Pero mi punto es este: tal nivel de sociópatas en Sudamérica tiene que tener relación comercial muy estrecha con sus homólogos y equivalentes en los Estados Unidos, y de ellos no conocemos nada.  Y no les quepa la menor duda, amigos y amigas: si los capos del narco en Latinoamérica fueron y siguen siendo inimaginablemente ricos y poderosos, sus colegas de los Estados Unidos han de serlo cien veces más.  Con toda probabilidad figurarían en esa lista personalidades conspicuas de la política, la media, los deportes, el cine y la farándula.  Pero en esto, como en tantas cosas más, los Estados Unidos operan de manera subrepticia, siempre “underhanded”, subterránea.  Y a ojos del mundo, Latinoamérica es el viscoso sátiro que viene a tentar a la inocente y rubiecita niña del norte con su confitito, para que se vaya de la mano con él.  Nosotros somos los corruptores de menores, ellos poco menos que la paloma del Espíritu Santo tantas veces pintada en los cuadros de inspiración religiosa de la Edad Media, el Renacimiento y el Barroco: allá, en el ángulo superior derecho del cuadro, bañada en oblicuo haz luminoso procedente de los cielos.

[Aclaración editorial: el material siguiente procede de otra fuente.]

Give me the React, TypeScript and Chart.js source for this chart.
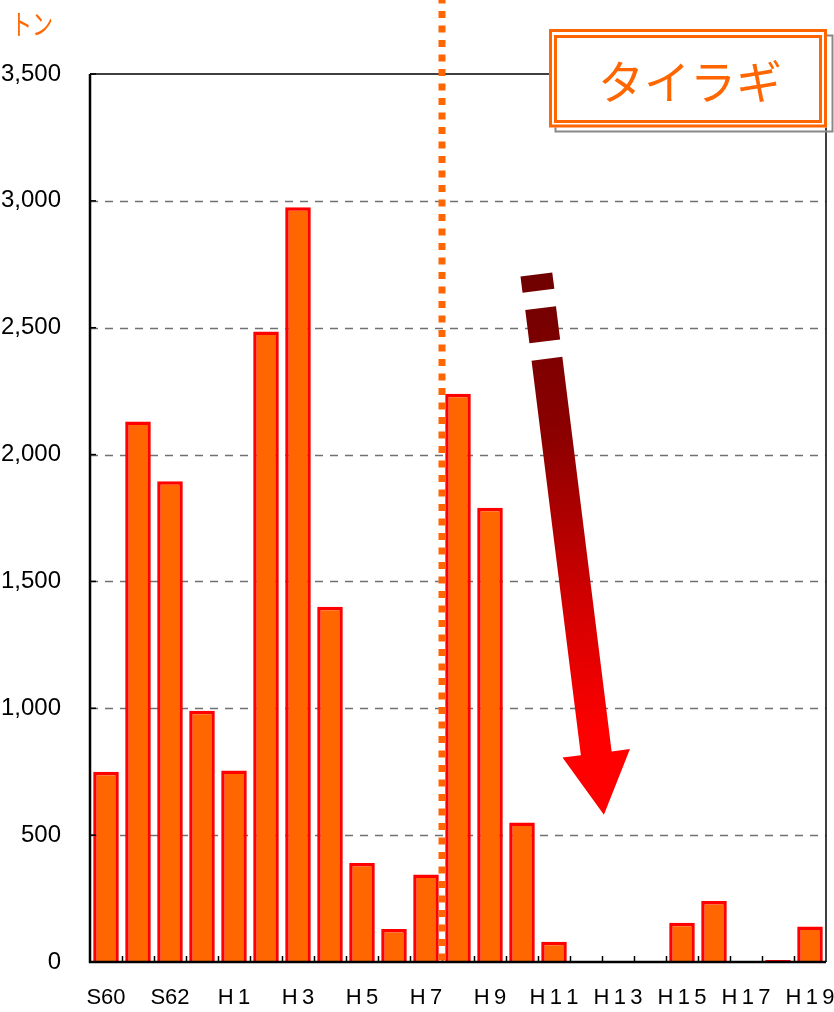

La verdad de las cosas es que poquísimo es lo que el mundo sabe sobre las redes, sistemas de distribución, identidad de los consumidores, y comercio en general de la droga en los Estados Unidos.  Miles de estructuras delincuenciales extremadamente sofisticadas, y dirigidas por magnates y potentados operan en este país… y nosotros solo nos enteramos de los infortunios del Chapo Guzmán.  Sí, sí, sí: ya sé que hay uno que otro señorón de la droga que figura en los afiches de “America´s most wanted”, pero estos poquísimos criminales no guardan proporción ninguna con la cantidad de delincuentes que necesariamente están involucrados en este infame trasiego.  Todo esto es deplorable, asimétrico y profundamente injusto.  Los Estados Unidos son nuestro socio mayoritario en el negocio de la droga.  Ese es un hecho indiscutible como el Gran Cañón del Colorado.  Un socio en toda regla y a grandísima escala.  Sin ellos no tendría razón de ser el narcotráfico de nuestras regiones.  La droga proveniente de Latinoamérica no llega directamente a manos de los “consumptors” estadounidenses, como si de un libro pedido por Amazon se tratase.  Es necesario que en Estados Unidos operen distribuidores que de mil diferentes maneras y siempre burlando –o sobornando– la vigilancia de las autoridades se encarguen de poner la droga en circulación.  La película Scarface (Brian de Palma, 1983) nos propone los casos de diversos rangos de policías estadounidenses corruptos y sobornables, que protegen a los capos y con ello se hacen obscenamente ricos.  No es ficción.  Es una atroz, pesadillesca realidad.   Como dice Clara Zachanassian, la torva protagonista de “La visita de la vieja dama” de Friedrich Dürrenmatt, “todo hombre tiene su precio: es cuestión de llegarle”.  La historia del mundo prueba la honda verdad de este aserto.